• [DATA EXTRACT]
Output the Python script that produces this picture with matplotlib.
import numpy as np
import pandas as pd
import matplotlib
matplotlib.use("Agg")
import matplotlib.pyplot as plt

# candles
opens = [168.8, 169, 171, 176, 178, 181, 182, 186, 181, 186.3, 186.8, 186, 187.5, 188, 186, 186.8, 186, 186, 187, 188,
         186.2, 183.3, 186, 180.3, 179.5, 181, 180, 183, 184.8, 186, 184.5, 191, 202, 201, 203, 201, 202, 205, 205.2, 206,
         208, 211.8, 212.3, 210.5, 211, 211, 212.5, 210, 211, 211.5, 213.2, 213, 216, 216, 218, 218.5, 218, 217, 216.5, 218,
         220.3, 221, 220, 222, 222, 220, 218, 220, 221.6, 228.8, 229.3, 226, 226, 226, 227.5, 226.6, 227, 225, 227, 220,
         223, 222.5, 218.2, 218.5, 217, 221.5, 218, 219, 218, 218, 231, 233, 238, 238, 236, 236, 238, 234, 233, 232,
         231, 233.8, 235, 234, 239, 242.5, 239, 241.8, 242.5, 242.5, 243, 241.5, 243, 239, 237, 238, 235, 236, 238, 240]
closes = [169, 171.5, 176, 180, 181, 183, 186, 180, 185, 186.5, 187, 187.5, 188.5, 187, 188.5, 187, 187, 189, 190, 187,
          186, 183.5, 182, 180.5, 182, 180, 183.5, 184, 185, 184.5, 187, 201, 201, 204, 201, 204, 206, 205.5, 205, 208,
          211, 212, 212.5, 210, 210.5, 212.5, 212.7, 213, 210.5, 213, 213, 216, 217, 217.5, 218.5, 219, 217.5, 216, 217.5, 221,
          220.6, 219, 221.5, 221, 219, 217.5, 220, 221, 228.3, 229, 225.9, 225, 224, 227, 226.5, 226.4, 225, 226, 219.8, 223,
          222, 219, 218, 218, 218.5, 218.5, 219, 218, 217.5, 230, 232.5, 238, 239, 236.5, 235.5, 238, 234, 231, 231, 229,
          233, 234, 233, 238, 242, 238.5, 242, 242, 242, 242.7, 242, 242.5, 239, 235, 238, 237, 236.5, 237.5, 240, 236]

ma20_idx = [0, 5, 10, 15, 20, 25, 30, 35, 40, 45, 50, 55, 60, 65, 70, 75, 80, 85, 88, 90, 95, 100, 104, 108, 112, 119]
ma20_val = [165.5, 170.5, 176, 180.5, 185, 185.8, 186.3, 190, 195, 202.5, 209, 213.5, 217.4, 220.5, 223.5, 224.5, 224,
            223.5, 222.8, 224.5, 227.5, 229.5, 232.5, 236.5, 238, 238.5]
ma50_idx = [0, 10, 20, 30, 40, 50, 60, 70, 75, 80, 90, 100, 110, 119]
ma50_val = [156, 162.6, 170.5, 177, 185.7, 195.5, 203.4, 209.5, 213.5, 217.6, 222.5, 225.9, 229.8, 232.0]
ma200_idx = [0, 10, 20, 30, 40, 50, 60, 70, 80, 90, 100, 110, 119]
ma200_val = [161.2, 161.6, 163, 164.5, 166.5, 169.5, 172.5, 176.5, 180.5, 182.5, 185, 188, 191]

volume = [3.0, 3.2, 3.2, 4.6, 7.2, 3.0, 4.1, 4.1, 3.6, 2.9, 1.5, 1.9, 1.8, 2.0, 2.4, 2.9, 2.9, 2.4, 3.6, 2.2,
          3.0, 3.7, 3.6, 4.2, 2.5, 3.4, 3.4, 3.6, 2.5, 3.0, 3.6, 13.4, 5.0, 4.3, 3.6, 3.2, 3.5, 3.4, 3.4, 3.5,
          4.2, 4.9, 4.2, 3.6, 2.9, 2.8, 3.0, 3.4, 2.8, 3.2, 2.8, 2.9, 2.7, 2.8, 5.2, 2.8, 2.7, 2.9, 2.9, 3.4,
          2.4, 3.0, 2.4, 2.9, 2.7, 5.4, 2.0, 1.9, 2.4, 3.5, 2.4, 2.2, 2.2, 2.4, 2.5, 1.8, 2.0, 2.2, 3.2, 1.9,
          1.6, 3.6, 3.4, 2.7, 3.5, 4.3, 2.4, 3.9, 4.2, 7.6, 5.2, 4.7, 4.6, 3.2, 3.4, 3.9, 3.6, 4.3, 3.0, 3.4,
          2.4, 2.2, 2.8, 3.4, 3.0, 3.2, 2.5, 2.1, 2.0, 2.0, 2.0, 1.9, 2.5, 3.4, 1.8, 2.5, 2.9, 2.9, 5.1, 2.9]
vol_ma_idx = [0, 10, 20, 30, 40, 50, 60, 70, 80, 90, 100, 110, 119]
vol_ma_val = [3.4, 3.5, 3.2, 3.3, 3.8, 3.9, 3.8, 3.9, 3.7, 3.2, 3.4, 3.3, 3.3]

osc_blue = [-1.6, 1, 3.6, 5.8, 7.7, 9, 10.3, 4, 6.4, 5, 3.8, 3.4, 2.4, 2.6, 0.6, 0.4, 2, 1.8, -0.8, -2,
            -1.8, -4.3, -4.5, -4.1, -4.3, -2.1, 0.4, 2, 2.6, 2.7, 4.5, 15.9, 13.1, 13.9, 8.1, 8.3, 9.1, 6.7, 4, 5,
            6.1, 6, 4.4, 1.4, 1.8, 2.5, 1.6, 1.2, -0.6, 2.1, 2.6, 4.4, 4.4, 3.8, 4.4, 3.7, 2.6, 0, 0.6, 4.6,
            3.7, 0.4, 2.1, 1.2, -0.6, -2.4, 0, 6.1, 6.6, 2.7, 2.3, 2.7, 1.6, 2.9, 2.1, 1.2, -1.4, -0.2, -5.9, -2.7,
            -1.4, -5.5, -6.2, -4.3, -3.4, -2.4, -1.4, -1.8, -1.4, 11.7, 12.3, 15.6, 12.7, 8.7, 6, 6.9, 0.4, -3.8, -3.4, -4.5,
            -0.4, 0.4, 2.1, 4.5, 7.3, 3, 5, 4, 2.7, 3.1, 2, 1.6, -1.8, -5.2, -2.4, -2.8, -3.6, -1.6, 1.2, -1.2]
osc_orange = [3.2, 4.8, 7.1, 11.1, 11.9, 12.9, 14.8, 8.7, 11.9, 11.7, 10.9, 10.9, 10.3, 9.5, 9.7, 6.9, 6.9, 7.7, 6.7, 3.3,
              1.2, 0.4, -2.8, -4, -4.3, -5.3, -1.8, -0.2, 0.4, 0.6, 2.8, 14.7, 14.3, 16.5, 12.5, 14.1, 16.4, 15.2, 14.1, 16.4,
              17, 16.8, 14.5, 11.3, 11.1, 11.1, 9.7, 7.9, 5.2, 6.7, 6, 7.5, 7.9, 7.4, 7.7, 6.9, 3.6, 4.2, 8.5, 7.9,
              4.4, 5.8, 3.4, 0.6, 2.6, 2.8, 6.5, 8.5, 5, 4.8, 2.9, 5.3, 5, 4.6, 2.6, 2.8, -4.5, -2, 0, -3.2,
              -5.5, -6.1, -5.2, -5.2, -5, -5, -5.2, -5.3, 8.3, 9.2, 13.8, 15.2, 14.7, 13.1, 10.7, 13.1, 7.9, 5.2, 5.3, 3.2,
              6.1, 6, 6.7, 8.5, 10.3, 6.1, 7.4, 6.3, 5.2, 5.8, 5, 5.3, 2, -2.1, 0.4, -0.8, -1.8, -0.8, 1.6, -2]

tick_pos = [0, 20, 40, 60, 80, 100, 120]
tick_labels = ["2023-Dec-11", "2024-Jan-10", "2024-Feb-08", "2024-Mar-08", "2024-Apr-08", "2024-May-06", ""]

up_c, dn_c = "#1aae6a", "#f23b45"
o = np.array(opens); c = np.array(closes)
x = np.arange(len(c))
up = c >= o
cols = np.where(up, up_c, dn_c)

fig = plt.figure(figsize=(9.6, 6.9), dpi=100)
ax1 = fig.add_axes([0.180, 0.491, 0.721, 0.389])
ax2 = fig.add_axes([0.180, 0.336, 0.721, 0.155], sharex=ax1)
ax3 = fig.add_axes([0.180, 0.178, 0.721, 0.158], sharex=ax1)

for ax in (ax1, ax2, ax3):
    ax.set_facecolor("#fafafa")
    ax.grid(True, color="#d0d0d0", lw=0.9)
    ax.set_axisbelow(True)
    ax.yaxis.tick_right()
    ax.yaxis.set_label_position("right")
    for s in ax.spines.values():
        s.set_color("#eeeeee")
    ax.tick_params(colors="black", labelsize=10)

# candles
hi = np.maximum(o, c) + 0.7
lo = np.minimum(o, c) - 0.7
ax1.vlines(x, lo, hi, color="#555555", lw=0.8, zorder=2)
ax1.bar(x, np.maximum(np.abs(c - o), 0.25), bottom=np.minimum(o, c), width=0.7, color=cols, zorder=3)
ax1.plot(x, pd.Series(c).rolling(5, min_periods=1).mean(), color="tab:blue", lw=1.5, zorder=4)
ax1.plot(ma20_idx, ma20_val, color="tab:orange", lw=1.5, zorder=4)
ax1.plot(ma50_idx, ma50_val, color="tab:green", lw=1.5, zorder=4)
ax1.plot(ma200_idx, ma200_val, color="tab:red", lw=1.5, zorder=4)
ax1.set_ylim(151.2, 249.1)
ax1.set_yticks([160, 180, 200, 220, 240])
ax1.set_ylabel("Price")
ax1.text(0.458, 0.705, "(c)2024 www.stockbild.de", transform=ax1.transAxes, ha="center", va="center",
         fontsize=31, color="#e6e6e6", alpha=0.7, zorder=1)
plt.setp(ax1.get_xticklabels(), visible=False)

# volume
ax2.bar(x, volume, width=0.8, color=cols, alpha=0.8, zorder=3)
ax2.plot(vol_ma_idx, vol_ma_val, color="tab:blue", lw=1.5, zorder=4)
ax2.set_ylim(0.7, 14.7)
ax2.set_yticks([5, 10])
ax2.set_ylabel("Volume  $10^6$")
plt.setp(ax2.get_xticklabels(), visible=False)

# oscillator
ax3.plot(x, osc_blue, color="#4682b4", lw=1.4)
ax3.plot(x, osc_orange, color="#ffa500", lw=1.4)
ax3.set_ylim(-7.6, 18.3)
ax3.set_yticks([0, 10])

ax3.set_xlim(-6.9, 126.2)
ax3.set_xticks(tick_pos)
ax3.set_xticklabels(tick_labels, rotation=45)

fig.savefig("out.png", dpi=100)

• [THE EXERCISE] Write out, unaltered, the lines from the opening of the listing through the line that includes "import matplotlib.pyplot as plt".

• [FINAL RESULT]
Output the Python script that produces this picture with matplotlib.
import numpy as np
import pandas as pd
import matplotlib
matplotlib.use("Agg")
import matplotlib.pyplot as plt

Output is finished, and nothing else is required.